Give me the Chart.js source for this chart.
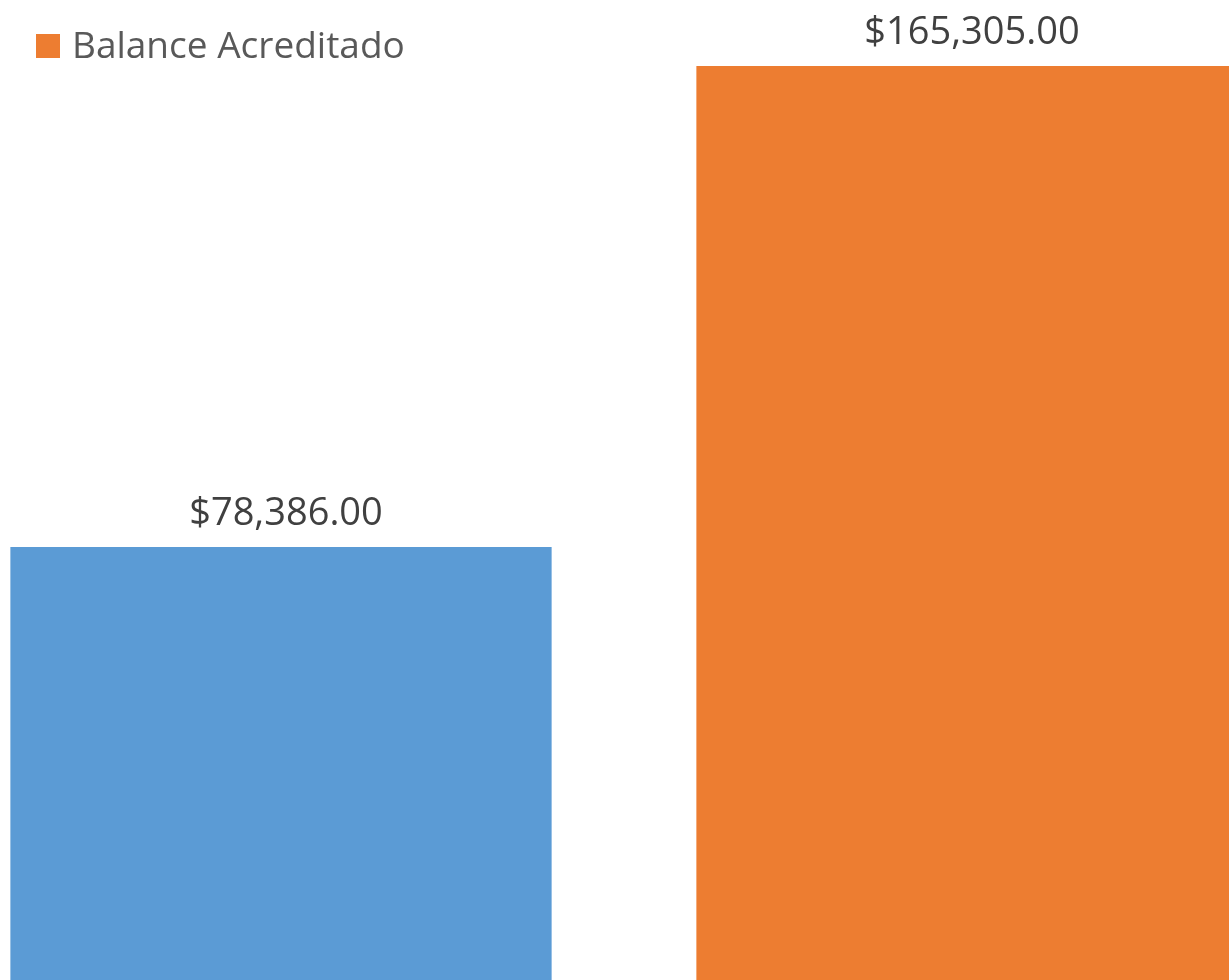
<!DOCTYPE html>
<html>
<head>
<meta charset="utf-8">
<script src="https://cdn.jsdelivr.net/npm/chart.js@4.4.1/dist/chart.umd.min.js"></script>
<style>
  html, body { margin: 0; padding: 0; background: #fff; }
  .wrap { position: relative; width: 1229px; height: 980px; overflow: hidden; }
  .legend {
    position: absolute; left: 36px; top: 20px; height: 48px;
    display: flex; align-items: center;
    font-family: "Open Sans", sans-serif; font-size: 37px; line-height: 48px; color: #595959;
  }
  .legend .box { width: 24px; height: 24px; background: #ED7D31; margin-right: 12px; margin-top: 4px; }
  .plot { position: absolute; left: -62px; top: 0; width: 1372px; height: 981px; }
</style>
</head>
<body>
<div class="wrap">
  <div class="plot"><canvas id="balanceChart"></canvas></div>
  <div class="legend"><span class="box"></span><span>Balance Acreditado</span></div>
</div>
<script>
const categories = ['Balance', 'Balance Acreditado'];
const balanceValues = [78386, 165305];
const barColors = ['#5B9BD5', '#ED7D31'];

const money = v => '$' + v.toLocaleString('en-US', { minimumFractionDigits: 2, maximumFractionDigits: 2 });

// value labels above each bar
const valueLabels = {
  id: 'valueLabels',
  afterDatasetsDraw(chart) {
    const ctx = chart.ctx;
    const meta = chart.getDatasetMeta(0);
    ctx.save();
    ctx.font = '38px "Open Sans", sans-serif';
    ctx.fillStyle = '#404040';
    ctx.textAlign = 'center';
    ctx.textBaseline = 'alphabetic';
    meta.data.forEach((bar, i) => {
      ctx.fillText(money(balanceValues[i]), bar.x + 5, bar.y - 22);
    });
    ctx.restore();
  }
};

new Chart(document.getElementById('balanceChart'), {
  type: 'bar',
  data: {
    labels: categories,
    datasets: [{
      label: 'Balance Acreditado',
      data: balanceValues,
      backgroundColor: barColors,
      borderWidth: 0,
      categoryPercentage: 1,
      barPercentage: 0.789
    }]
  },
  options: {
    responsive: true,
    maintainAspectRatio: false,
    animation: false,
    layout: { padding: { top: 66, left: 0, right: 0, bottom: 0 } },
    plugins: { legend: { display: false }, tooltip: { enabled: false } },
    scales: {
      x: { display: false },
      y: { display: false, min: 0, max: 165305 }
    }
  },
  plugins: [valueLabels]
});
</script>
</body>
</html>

========================================

Write out every line above exactly as it is, leaving out the pictures.

▸ **Correct response**
Give me the Chart.js source for this chart.
<!DOCTYPE html>
<html>
<head>
<meta charset="utf-8">
<script src="https://cdn.jsdelivr.net/npm/chart.js@4.4.1/dist/chart.umd.min.js"></script>
<style>
  html, body { margin: 0; padding: 0; background: #fff; }
  .wrap { position: relative; width: 1229px; height: 980px; overflow: hidden; }
  .legend {
    position: absolute; left: 36px; top: 20px; height: 48px;
    display: flex; align-items: center;
    font-family: "Open Sans", sans-serif; font-size: 37px; line-height: 48px; color: #595959;
  }
  .legend .box { width: 24px; height: 24px; background: #ED7D31; margin-right: 12px; margin-top: 4px; }
  .plot { position: absolute; left: -62px; top: 0; width: 1372px; height: 981px; }
</style>
</head>
<body>
<div class="wrap">
  <div class="plot"><canvas id="balanceChart"></canvas></div>
  <div class="legend"><span class="box"></span><span>Balance Acreditado</span></div>
</div>
<script>
const categories = ['Balance', 'Balance Acreditado'];
const balanceValues = [78386, 165305];
const barColors = ['#5B9BD5', '#ED7D31'];

const money = v => '$' + v.toLocaleString('en-US', { minimumFractionDigits: 2, maximumFractionDigits: 2 });

// value labels above each bar
const valueLabels = {
  id: 'valueLabels',
  afterDatasetsDraw(chart) {
    const ctx = chart.ctx;
    const meta = chart.getDatasetMeta(0);
    ctx.save();
    ctx.font = '38px "Open Sans", sans-serif';
    ctx.fillStyle = '#404040';
    ctx.textAlign = 'center';
    ctx.textBaseline = 'alphabetic';
    meta.data.forEach((bar, i) => {
      ctx.fillText(money(balanceValues[i]), bar.x + 5, bar.y - 22);
    });
    ctx.restore();
  }
};

new Chart(document.getElementById('balanceChart'), {
  type: 'bar',
  data: {
    labels: categories,
    datasets: [{
      label: 'Balance Acreditado',
      data: balanceValues,
      backgroundColor: barColors,
      borderWidth: 0,
      categoryPercentage: 1,
      barPercentage: 0.789
    }]
  },
  options: {
    responsive: true,
    maintainAspectRatio: false,
    animation: false,
    layout: { padding: { top: 66, left: 0, right: 0, bottom: 0 } },
    plugins: { legend: { display: false }, tooltip: { enabled: false } },
    scales: {
      x: { display: false },
      y: { display: false, min: 0, max: 165305 }
    }
  },
  plugins: [valueLabels]
});
</script>
</body>
</html>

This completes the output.